WHAT A SONG! And, Jamel, that guitar work was artistry. If you check out the cover by LexingtonLab Band you will see the interplay between two guitars on the song. Steve Gaines played a Fender Stratocaster and Gary Rossington played a Gibson Les Paul. The interplay between the guitars with their different voices really works fantastically well in the song. "... Oooh that smell; the smell of death surrounds you." Well, I am not sure the poet could put it any plainer. What a song. From a rock-n-roll band immersed in the middle of all of the drugs and drink and wild excesses of the 1970s, a little push back, or recognition that if you keep going at that rate, you will not last too long. The lyric says "Now they call you Prince Charming: you can't speak a word when you're full of 'ludes. And you'll be alright come tomorrow, but tomorrow might not be here for you". When all is said and done, the band wrote a song that demonstrated their experiences with the excesses of the time and voiced a warning to all to recognize that continuing down that road only leads to death. A dark message but perhaps a stark truth. Great review Jamel, great tune, great message.
The one playing the guitar solo in this song, is the one that the song is written about. "Prince Charming" is Gary Rossington. Ronnie wrote this about shenanigans going on in the band, namely Gary Rossington, who slammed into an oak tree while messed up. There's a picture of that tree online. Gary's still alive; he's in the regrouped Lynyrd Skynyrd, and one of only 2 original members from the 1970s that's still with us.
Southern Rock roared back in the 90s with The Black Crowes. My favorite stank-face vocal ever by the Crowes' Chris Robinson is their song "Sometimes Salvation." Do it, Jamel!

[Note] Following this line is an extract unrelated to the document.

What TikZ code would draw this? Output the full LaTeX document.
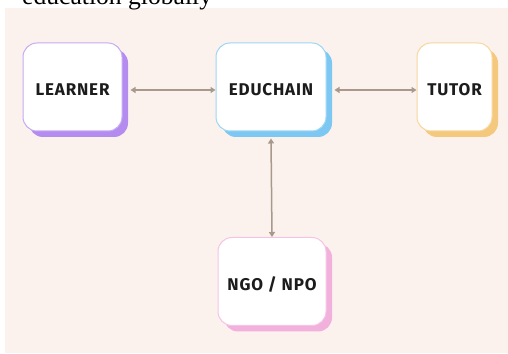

Skynyrd doesn't have any bad songs, but this is one of my favorites. The story is a few band members were getting too deep into drugs so they wrote this song to snap them out of it. Ironically several members of the band were killed in a plane crash shortly before this was released. Everyone got spooky vibes because of that.
Other way around. Street Survivors was released on my 15th B-day Oct, 17 1977. The plane went down in the Mississippi swamps on Oct, 20 1977. The band was cleaning up and tighter than ever. With the addition of Steve Earl Gaines they were on a rocket ship to the top. The rest is history.
when I was growing up in the 60, 70, and 80's. These groups seemed good, but compared to today's groups these groups, songs, song writers, and live performances were the BEST EVER!!!! Brings back a lot of good memories of friends and High School . Thanks for the journey Jamel. Keep exploring and digging into the best music of all times.
As a man born in the 90s we had some great music, but growing up with my dad jamming this, I would choose this music over any music ever created. Music that you can enjoy any time you want with great lyricism and musical talent.
That's a hot track! To bad that we've (as Americans) drifted away from appreciating that kind of musicianship. Love what you're doing man, you seem like you strive to be a quality human being.
Jamel, all the incredible guitar work in this song is the efforts of all 3 guitar players in the group. There has never been a combination of such great players since
One of the great biographical songs ever... highlighted by Gary Rosdington, and the late greats Allen Collins, and Steve Gains on guitars... Epic Skynyrd.
skynard was the first concert i ever went to. they were my childhood fav band, and still in the top 3 for me 20 years later. 3 songs that you really need to do... the ballad of curtis loew, saturday night special, and gimme back my bullets! all 3 songs are amazing and you would be so happy to listen to all 3!!!
Theirs is a very deep rabbit hole with so much great music 🎸🎤🎶 One of my top 5 favorite bands ever ♥️♥️ Skynyrd was a guitar band and they did the 3 guitar lineup better than anyone 🎸🎸🎸
One thing I've always thought made their music so timeless was they were never afraid to take a stance and stand behind it no matter how controversial it was. It's easy to respect that as much as respecting their musical and vocal skills. The song Saturday Night Special was one such song that no matter which side of the argument you're on you can't help but admit that as a performance it was a fantastic tune.
They are one of the best bands in the land of music,, from start to finish with every song.. and the Whole album was good from start to finish.. they are still the best in my eye's!!..
Gary Rossington, Steve Gains, & Allen Collins were the 3 guitarists and all played lead parts. Gary Rossington crashed his Ford Torino into an oak tree along Mandarin Road in Jacksonville, Florida,[1] after excessive consumption of alcohol and other drugs breaking several bones and knocking out his front teeth. The whole band were pretty heavy partiers (alcohol & drugs) and the realization this would kill them was the inspiration for this song. That partying lifestyle has the smell of death. Pretty inciteful for Ronny Van Zant to actually write a song about while in the middle of it.
Yes to heroin....the "smell" that the lyrics are referring to....is that junkies get a better high, when their pores are clogged/dirty....so they dont shower.
Yeah it was an intervention. Story goes That when they were home Gary got all fked up and missed a curve and hit an oak tree so like most Skynyrd songs it was about the real life of the guys in the band. Anyone who knows anything about Skynyrd knows I speak the truth. Lol.
Singer Ronnie Van Zant, Guitarist Steve Gaines, and his sister and backup singer Cassie Gaines were the ones killed in the plane crash. The band was never the same. Watch the VH1 Behind The Music on Lynyrd Skynyrd. You'll laugh, you'll cry, you'll buy a t-shirt.
I love the driving bass line in this song, and the dueling lead guitarists which was Lynyrd Skynyrd's signature. I was in high school in Jax, FL when this local band made it big. At the time, we didn't know how well-known they really were, and their songs have only only grown more popular since.